I’m not saying to have them rely exclusively on high school talent but teams should be able to retain their top local talent rather than lose them to more regularly successful unions on a regular basis. Look at what’s happened to the Manawatu region, who lost the entire Whitelock family and Codie Taylor to Canterbury before any of them could even play a game there. Imports are part of the game but if it’s a top talent that was either raised in your region or already plays in your region at a position that’s not of surplus, you should have more ability to have their rights. Also on the note of Tupou-Ta’eiloa, he moved to Moana because he wants to play for Tonga i.e. the actual purpose of the team.

The salary cap in SRP is very poorly enforced, especially when you compare it to leagues like the NRL or most of American sport.
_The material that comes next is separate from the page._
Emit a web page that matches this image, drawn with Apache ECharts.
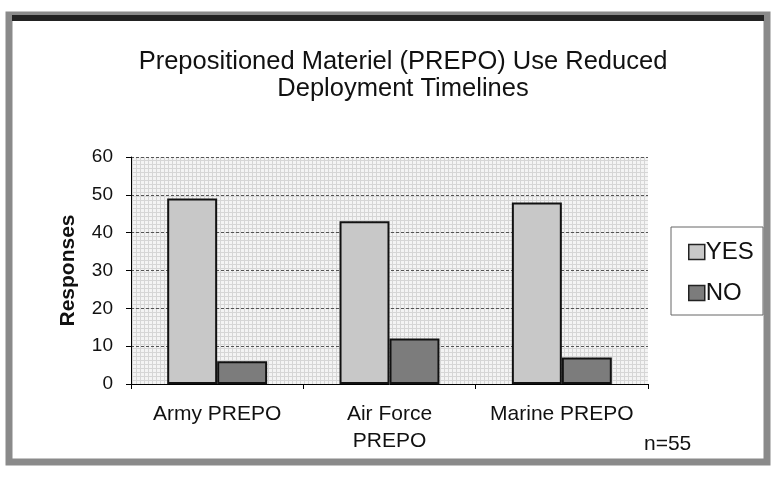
<!DOCTYPE html>
<html>
<head>
<meta charset="utf-8">
<script src="https://cdn.jsdelivr.net/npm/echarts@6/dist/echarts.min.js"></script>
<style>
  html, body { margin: 0; padding: 0; background: #fff; }
  #main { width: 777px; height: 490px; }
</style>
</head>
<body>
<div id="main"></div>
<script>
// 数据
var categories = ["Army PREPO", "Air Force\nPREPO", "Marine PREPO"];
var yesValues = [49, 43, 48];
var noValues = [6, 12, 7];
var seriesNames = ["YES", "NO"];

var myChart = echarts.init(document.getElementById("main"));
var font = "Liberation Sans, Arial, sans-serif";

// 绘图区的细网格底纹
var bg = document.createElement("canvas");
bg.width = 4;
bg.height = 4;
var ctx = bg.getContext("2d");
ctx.fillStyle = "#f4f4f4";
ctx.fillRect(0, 0, 4, 4);
ctx.fillStyle = "#d6d6d6";
ctx.fillRect(0, 0, 4, 1);
ctx.fillRect(0, 0, 1, 4);

var option = {
  backgroundColor: "#ffffff",
  animation: false,
  graphic: [
    // 外框
    { type: "rect", shape: { x: 9, y: 15, width: 758, height: 447 },
      style: { fill: "none", stroke: "#8a8a8a", lineWidth: 7 }, z: 0 },
    { type: "rect", shape: { x: 12, y: 15, width: 752, height: 6 },
      style: { fill: "#222" }, z: 1 },
    // 图例框
    { type: "rect", shape: { x: 671, y: 227, width: 92, height: 88 },
      style: { fill: "#fff", stroke: "#666", lineWidth: 1 }, z: 1 },
    { type: "text", left: 644, top: 434,
      style: { text: "n=55", font: "21px " + font, fill: "#111" } }
  ],
  title: {
    text: "Prepositioned Materiel (PREPO) Use Reduced\nDeployment Timelines",
    left: 398,
    textAlign: "center",
    top: 43,
    textStyle: { fontFamily: font, fontSize: 25.5, fontWeight: "normal", color: "#111", lineHeight: 27 }
  },
  legend: {
    orient: "vertical",
    left: 683,
    top: 235,
    itemWidth: 16,
    itemHeight: 15,
    itemGap: 17,
    itemStyle: { borderColor: "#222", borderWidth: 1.5 },
    icon: "rect",
    data: seriesNames,
    textStyle: { fontFamily: font, fontSize: 24, color: "#111", padding: [0, 0, 0, -4] }
  },
  grid: {
    left: 131, right: 129, top: 157, bottom: 106,
    show: true, backgroundColor: { image: bg, repeat: "repeat" }, borderWidth: 0
  },
  xAxis: {
    type: "category",
    data: categories,
    axisLine: { lineStyle: { color: "#000", width: 1 } },
    axisTick: { show: true, length: 5, lineStyle: { color: "#000" } },
    axisLabel: { interval: 0, fontFamily: font, fontSize: 21, color: "#111", margin: 17, lineHeight: 27 }
  },
  yAxis: {
    type: "value",
    min: 0, max: 60, interval: 10,
    name: "Responses",
    nameLocation: "middle",
    nameGap: 52,
    nameTextStyle: { fontFamily: font, fontSize: 21, fontWeight: "bold", color: "#111" },
    axisLine: { show: true, lineStyle: { color: "#000" } },
    axisTick: { show: true, length: 5, lineStyle: { color: "#000" } },
    axisLabel: { fontFamily: font, fontSize: 19, color: "#111", margin: 18 },
    splitLine: { lineStyle: { color: "#555", type: [3, 2], width: 1 } }
  },
  series: [
    {
      name: seriesNames[0], type: "bar", data: yesValues,
      barCategoryGap: "42%", barGap: "0%",
      itemStyle: { color: "#c8c8c8", borderColor: "#111", borderWidth: 2 }
    },
    {
      name: seriesNames[1], type: "bar", data: noValues,
      itemStyle: { color: "#7c7c7c", borderColor: "#111", borderWidth: 2 }
    }
  ]
};
myChart.setOption(option);

window.onresize = function () {
  myChart.resize();
};
</script>
</body>
</html>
There’s no salary floor, so a team like the Highlanders is regularly spending much less than their other NZ teams and the whole AB top-up system means that you can essentially pay a bunch of good players much less for their SR salary than they’re worth because the players get enough of an AB top-up that their SR salary doesn’t matter. Given that the ABs have eligibility rules that require them to play SR anyway, it shouldn’t be a massive stretch to slightly increase the salary cap but include AB salaries in there. It’s not being “penalised for doing things right”, it’s keeping teams from hoarding talent and making sure the competition stays fair. Happens in the NRL every time but if their systems are as good as advertised (like Penrith, who’ve had to let go of a star every year to a lesser team since their title runs), then they should be able to rebuild. There’s a reason why the NRL’s had nearly every team (except the Warriors, Dolphins and Titans) win a premiership while SR has become top heavy with a lot of one sided results - one competition lets you hoard talent and essentially lets you pay them with hidden money legally, the other makes sure players are paid what they’re worth for the team.